*AIM*.
Restate the entire listing word for word.

--------

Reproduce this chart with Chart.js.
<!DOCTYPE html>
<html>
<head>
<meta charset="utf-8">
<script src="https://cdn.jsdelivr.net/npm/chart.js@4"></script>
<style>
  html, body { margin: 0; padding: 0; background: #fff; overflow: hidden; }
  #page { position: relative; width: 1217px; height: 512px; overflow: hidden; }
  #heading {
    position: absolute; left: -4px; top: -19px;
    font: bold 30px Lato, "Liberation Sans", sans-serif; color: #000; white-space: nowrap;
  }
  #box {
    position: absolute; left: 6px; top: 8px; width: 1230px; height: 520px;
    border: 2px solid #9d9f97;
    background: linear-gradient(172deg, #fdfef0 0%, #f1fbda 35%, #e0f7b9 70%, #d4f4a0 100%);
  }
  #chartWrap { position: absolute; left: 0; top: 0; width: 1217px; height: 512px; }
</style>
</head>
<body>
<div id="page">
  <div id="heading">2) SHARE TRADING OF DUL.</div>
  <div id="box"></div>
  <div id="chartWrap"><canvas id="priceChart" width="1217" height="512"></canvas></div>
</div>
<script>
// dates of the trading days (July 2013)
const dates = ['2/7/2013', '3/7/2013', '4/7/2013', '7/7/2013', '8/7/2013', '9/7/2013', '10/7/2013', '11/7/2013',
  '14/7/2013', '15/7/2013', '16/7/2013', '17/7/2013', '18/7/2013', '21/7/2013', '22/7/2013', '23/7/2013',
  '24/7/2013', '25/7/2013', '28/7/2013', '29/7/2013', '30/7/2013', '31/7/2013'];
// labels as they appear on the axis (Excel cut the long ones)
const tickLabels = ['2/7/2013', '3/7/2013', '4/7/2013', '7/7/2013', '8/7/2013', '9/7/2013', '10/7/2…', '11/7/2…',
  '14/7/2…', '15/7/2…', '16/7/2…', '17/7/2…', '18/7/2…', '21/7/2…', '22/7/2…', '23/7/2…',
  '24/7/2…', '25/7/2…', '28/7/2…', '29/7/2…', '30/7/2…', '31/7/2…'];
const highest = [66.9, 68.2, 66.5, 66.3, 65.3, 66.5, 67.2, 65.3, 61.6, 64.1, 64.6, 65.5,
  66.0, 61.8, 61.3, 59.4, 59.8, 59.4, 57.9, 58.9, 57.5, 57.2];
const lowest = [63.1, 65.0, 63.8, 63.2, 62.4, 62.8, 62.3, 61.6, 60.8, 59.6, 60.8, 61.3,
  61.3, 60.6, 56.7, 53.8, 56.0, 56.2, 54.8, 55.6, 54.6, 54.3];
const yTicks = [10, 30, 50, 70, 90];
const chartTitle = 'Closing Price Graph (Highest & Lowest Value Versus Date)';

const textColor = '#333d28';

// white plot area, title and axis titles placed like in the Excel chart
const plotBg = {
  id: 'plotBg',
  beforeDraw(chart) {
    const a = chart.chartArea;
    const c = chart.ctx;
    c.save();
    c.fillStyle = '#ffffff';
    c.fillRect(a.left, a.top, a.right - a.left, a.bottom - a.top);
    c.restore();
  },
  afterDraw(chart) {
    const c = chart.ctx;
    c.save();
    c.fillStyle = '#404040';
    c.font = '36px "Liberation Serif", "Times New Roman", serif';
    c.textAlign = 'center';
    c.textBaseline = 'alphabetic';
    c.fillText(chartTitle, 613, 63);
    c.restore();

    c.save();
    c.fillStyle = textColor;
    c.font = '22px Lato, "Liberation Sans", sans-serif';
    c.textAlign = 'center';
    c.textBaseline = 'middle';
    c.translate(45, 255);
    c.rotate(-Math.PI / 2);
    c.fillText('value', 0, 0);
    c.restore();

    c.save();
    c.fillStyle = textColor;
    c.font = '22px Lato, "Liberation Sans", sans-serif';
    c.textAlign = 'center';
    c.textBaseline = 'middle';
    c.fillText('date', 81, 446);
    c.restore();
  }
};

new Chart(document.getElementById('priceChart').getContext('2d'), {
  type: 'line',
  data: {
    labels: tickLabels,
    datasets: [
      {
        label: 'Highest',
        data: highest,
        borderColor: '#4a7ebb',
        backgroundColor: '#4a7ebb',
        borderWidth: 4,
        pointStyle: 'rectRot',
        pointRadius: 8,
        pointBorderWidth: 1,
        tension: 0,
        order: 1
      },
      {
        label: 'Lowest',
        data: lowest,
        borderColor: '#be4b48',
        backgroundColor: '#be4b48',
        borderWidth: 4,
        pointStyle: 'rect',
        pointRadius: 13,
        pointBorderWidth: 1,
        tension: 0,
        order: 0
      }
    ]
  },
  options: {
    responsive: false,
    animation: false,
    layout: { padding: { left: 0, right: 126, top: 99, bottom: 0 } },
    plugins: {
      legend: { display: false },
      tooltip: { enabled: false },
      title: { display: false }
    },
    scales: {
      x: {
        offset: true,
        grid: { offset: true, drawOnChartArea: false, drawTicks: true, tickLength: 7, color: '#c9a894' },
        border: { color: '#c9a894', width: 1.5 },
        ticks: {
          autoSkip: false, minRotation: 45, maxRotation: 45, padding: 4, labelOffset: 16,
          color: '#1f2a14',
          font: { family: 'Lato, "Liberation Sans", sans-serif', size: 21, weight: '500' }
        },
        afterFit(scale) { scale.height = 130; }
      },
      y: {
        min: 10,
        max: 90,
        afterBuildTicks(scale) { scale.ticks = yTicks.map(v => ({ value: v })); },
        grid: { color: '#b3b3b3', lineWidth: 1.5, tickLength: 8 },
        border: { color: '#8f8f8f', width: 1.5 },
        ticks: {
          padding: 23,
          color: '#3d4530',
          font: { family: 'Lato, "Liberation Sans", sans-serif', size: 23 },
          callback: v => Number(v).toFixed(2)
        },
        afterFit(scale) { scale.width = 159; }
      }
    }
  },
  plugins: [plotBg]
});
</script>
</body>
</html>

--------

*TASK RESPONSE*.
Reproduce this chart with Chart.js.
<!DOCTYPE html>
<html>
<head>
<meta charset="utf-8">
<script src="https://cdn.jsdelivr.net/npm/chart.js@4"></script>
<style>
  html, body { margin: 0; padding: 0; background: #fff; overflow: hidden; }
  #page { position: relative; width: 1217px; height: 512px; overflow: hidden; }
  #heading {
    position: absolute; left: -4px; top: -19px;
    font: bold 30px Lato, "Liberation Sans", sans-serif; color: #000; white-space: nowrap;
  }
  #box {
    position: absolute; left: 6px; top: 8px; width: 1230px; height: 520px;
    border: 2px solid #9d9f97;
    background: linear-gradient(172deg, #fdfef0 0%, #f1fbda 35%, #e0f7b9 70%, #d4f4a0 100%);
  }
  #chartWrap { position: absolute; left: 0; top: 0; width: 1217px; height: 512px; }
</style>
</head>
<body>
<div id="page">
  <div id="heading">2) SHARE TRADING OF DUL.</div>
  <div id="box"></div>
  <div id="chartWrap"><canvas id="priceChart" width="1217" height="512"></canvas></div>
</div>
<script>
// dates of the trading days (July 2013)
const dates = ['2/7/2013', '3/7/2013', '4/7/2013', '7/7/2013', '8/7/2013', '9/7/2013', '10/7/2013', '11/7/2013',
  '14/7/2013', '15/7/2013', '16/7/2013', '17/7/2013', '18/7/2013', '21/7/2013', '22/7/2013', '23/7/2013',
  '24/7/2013', '25/7/2013', '28/7/2013', '29/7/2013', '30/7/2013', '31/7/2013'];
// labels as they appear on the axis (Excel cut the long ones)
const tickLabels = ['2/7/2013', '3/7/2013', '4/7/2013', '7/7/2013', '8/7/2013', '9/7/2013', '10/7/2…', '11/7/2…',
  '14/7/2…', '15/7/2…', '16/7/2…', '17/7/2…', '18/7/2…', '21/7/2…', '22/7/2…', '23/7/2…',
  '24/7/2…', '25/7/2…', '28/7/2…', '29/7/2…', '30/7/2…', '31/7/2…'];
const highest = [66.9, 68.2, 66.5, 66.3, 65.3, 66.5, 67.2, 65.3, 61.6, 64.1, 64.6, 65.5,
  66.0, 61.8, 61.3, 59.4, 59.8, 59.4, 57.9, 58.9, 57.5, 57.2];
const lowest = [63.1, 65.0, 63.8, 63.2, 62.4, 62.8, 62.3, 61.6, 60.8, 59.6, 60.8, 61.3,
  61.3, 60.6, 56.7, 53.8, 56.0, 56.2, 54.8, 55.6, 54.6, 54.3];
const yTicks = [10, 30, 50, 70, 90];
const chartTitle = 'Closing Price Graph (Highest & Lowest Value Versus Date)';

const textColor = '#333d28';

// white plot area, title and axis titles placed like in the Excel chart
const plotBg = {
  id: 'plotBg',
  beforeDraw(chart) {
    const a = chart.chartArea;
    const c = chart.ctx;
    c.save();
    c.fillStyle = '#ffffff';
    c.fillRect(a.left, a.top, a.right - a.left, a.bottom - a.top);
    c.restore();
  },
  afterDraw(chart) {
    const c = chart.ctx;
    c.save();
    c.fillStyle = '#404040';
    c.font = '36px "Liberation Serif", "Times New Roman", serif';
    c.textAlign = 'center';
    c.textBaseline = 'alphabetic';
    c.fillText(chartTitle, 613, 63);
    c.restore();

    c.save();
    c.fillStyle = textColor;
    c.font = '22px Lato, "Liberation Sans", sans-serif';
    c.textAlign = 'center';
    c.textBaseline = 'middle';
    c.translate(45, 255);
    c.rotate(-Math.PI / 2);
    c.fillText('value', 0, 0);
    c.restore();

    c.save();
    c.fillStyle = textColor;
    c.font = '22px Lato, "Liberation Sans", sans-serif';
    c.textAlign = 'center';
    c.textBaseline = 'middle';
    c.fillText('date', 81, 446);
    c.restore();
  }
};

new Chart(document.getElementById('priceChart').getContext('2d'), {
  type: 'line',
  data: {
    labels: tickLabels,
    datasets: [
      {
        label: 'Highest',
        data: highest,
        borderColor: '#4a7ebb',
        backgroundColor: '#4a7ebb',
        borderWidth: 4,
        pointStyle: 'rectRot',
        pointRadius: 8,
        pointBorderWidth: 1,
        tension: 0,
        order: 1
      },
      {
        label: 'Lowest',
        data: lowest,
        borderColor: '#be4b48',
        backgroundColor: '#be4b48',
        borderWidth: 4,
        pointStyle: 'rect',
        pointRadius: 13,
        pointBorderWidth: 1,
        tension: 0,
        order: 0
      }
    ]
  },
  options: {
    responsive: false,
    animation: false,
    layout: { padding: { left: 0, right: 126, top: 99, bottom: 0 } },
    plugins: {
      legend: { display: false },
      tooltip: { enabled: false },
      title: { display: false }
    },
    scales: {
      x: {
        offset: true,
        grid: { offset: true, drawOnChartArea: false, drawTicks: true, tickLength: 7, color: '#c9a894' },
        border: { color: '#c9a894', width: 1.5 },
        ticks: {
          autoSkip: false, minRotation: 45, maxRotation: 45, padding: 4, labelOffset: 16,
          color: '#1f2a14',
          font: { family: 'Lato, "Liberation Sans", sans-serif', size: 21, weight: '500' }
        },
        afterFit(scale) { scale.height = 130; }
      },
      y: {
        min: 10,
        max: 90,
        afterBuildTicks(scale) { scale.ticks = yTicks.map(v => ({ value: v })); },
        grid: { color: '#b3b3b3', lineWidth: 1.5, tickLength: 8 },
        border: { color: '#8f8f8f', width: 1.5 },
        ticks: {
          padding: 23,
          color: '#3d4530',
          font: { family: 'Lato, "Liberation Sans", sans-serif', size: 23 },
          callback: v => Number(v).toFixed(2)
        },
        afterFit(scale) { scale.width = 159; }
      }
    }
  },
  plugins: [plotBg]
});
</script>
</body>
</html>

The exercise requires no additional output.